--- Begin Records ---

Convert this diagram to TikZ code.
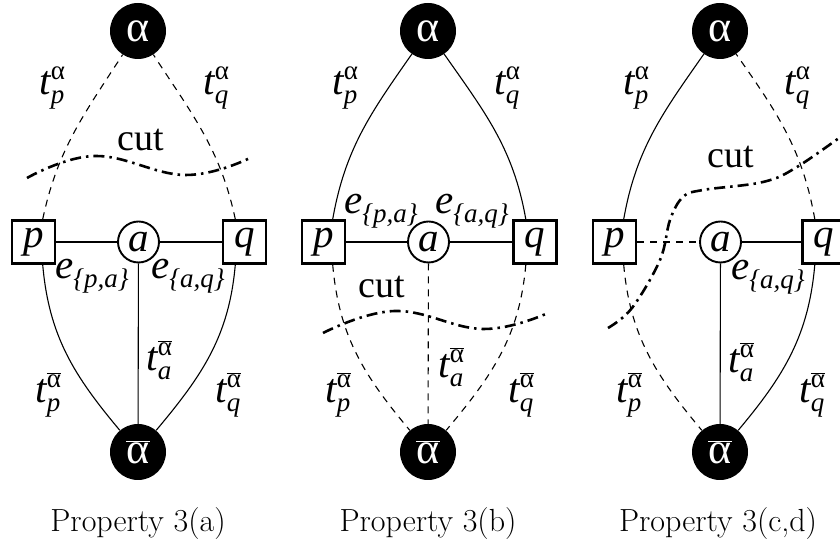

--- End Records ---
--- Begin Records ---

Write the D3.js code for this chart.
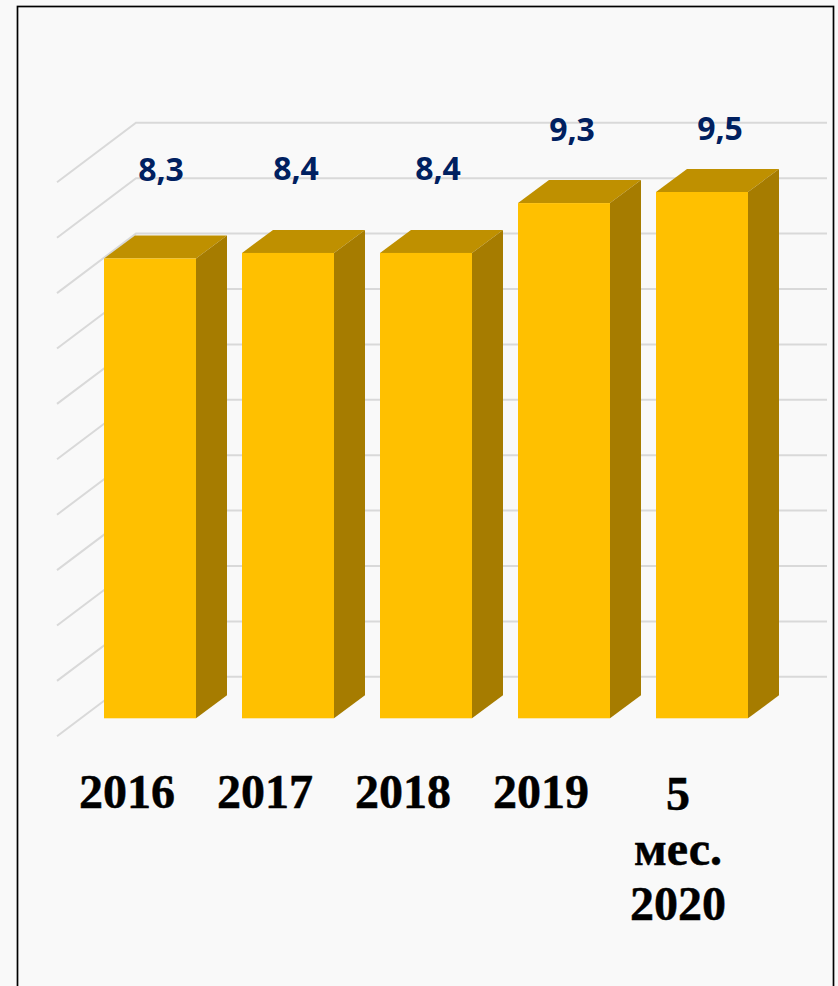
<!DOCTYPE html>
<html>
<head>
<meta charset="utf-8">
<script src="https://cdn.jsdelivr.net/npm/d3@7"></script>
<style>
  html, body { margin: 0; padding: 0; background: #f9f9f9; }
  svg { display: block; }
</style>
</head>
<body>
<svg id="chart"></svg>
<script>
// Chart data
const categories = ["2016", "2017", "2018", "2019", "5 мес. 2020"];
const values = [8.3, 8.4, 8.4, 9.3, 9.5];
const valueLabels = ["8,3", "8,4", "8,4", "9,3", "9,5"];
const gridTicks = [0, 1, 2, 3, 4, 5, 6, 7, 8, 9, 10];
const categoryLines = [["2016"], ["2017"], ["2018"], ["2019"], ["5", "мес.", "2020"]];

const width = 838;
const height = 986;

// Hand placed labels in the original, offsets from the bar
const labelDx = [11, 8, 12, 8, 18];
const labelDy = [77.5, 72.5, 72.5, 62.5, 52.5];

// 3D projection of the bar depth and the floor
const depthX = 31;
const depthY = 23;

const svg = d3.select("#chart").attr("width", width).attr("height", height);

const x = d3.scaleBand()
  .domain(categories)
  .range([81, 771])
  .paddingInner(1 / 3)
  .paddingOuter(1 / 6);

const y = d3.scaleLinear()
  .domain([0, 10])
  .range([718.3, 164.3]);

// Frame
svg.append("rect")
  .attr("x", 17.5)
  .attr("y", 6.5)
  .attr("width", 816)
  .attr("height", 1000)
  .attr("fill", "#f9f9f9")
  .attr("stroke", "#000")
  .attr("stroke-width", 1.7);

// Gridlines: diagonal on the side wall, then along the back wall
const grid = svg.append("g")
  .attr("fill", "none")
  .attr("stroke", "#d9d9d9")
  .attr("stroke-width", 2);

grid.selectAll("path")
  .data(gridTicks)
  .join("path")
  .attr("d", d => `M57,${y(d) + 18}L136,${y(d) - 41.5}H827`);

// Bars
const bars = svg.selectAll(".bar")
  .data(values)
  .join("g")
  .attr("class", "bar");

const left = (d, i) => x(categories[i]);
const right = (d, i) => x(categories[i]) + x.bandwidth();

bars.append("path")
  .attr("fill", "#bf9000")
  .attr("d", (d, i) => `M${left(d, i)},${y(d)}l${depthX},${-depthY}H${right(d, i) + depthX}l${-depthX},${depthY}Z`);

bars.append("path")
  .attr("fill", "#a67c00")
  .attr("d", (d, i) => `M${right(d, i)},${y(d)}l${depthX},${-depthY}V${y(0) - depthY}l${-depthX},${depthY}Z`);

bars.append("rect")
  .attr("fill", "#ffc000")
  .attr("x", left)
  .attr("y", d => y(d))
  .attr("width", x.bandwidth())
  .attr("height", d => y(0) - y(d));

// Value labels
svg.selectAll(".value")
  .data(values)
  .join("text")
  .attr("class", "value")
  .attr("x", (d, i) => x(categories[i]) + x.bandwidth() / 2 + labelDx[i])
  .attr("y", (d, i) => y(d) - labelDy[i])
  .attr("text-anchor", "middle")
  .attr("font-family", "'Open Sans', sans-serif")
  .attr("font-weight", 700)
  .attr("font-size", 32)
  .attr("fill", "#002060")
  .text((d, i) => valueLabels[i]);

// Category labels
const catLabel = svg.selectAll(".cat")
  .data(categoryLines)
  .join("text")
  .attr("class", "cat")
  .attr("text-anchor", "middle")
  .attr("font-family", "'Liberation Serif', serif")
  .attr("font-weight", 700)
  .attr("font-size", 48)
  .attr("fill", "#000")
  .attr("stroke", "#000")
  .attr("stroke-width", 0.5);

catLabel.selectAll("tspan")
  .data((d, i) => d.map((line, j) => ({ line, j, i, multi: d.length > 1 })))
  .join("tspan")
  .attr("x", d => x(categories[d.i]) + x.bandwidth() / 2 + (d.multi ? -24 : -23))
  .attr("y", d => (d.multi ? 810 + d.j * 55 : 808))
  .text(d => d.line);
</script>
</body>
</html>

--- End Records ---

Task:
Leaving out the pictures, extract the stretch from the line holding "Write the D3.js code for this chart." through the line holding "const right = (d, i)", word for word.

Output below:
Write the D3.js code for this chart.
<!DOCTYPE html>
<html>
<head>
<meta charset="utf-8">
<script src="https://cdn.jsdelivr.net/npm/d3@7"></script>
<style>
  html, body { margin: 0; padding: 0; background: #f9f9f9; }
  svg { display: block; }
</style>
</head>
<body>
<svg id="chart"></svg>
<script>
// Chart data
const categories = ["2016", "2017", "2018", "2019", "5 мес. 2020"];
const values = [8.3, 8.4, 8.4, 9.3, 9.5];
const valueLabels = ["8,3", "8,4", "8,4", "9,3", "9,5"];
const gridTicks = [0, 1, 2, 3, 4, 5, 6, 7, 8, 9, 10];
const categoryLines = [["2016"], ["2017"], ["2018"], ["2019"], ["5", "мес.", "2020"]];

const width = 838;
const height = 986;

// Hand placed labels in the original, offsets from the bar
const labelDx = [11, 8, 12, 8, 18];
const labelDy = [77.5, 72.5, 72.5, 62.5, 52.5];

// 3D projection of the bar depth and the floor
const depthX = 31;
const depthY = 23;

const svg = d3.select("#chart").attr("width", width).attr("height", height);

const x = d3.scaleBand()
  .domain(categories)
  .range([81, 771])
  .paddingInner(1 / 3)
  .paddingOuter(1 / 6);

const y = d3.scaleLinear()
  .domain([0, 10])
  .range([718.3, 164.3]);

// Frame
svg.append("rect")
  .attr("x", 17.5)
  .attr("y", 6.5)
  .attr("width", 816)
  .attr("height", 1000)
  .attr("fill", "#f9f9f9")
  .attr("stroke", "#000")
  .attr("stroke-width", 1.7);

// Gridlines: diagonal on the side wall, then along the back wall
const grid = svg.append("g")
  .attr("fill", "none")
  .attr("stroke", "#d9d9d9")
  .attr("stroke-width", 2);

grid.selectAll("path")
  .data(gridTicks)
  .join("path")
  .attr("d", d => `M57,${y(d) + 18}L136,${y(d) - 41.5}H827`);

// Bars
const bars = svg.selectAll(".bar")
  .data(values)
  .join("g")
  .attr("class", "bar");

const left = (d, i) => x(categories[i]);
const right = (d, i) => x(categories[i]) + x.bandwidth();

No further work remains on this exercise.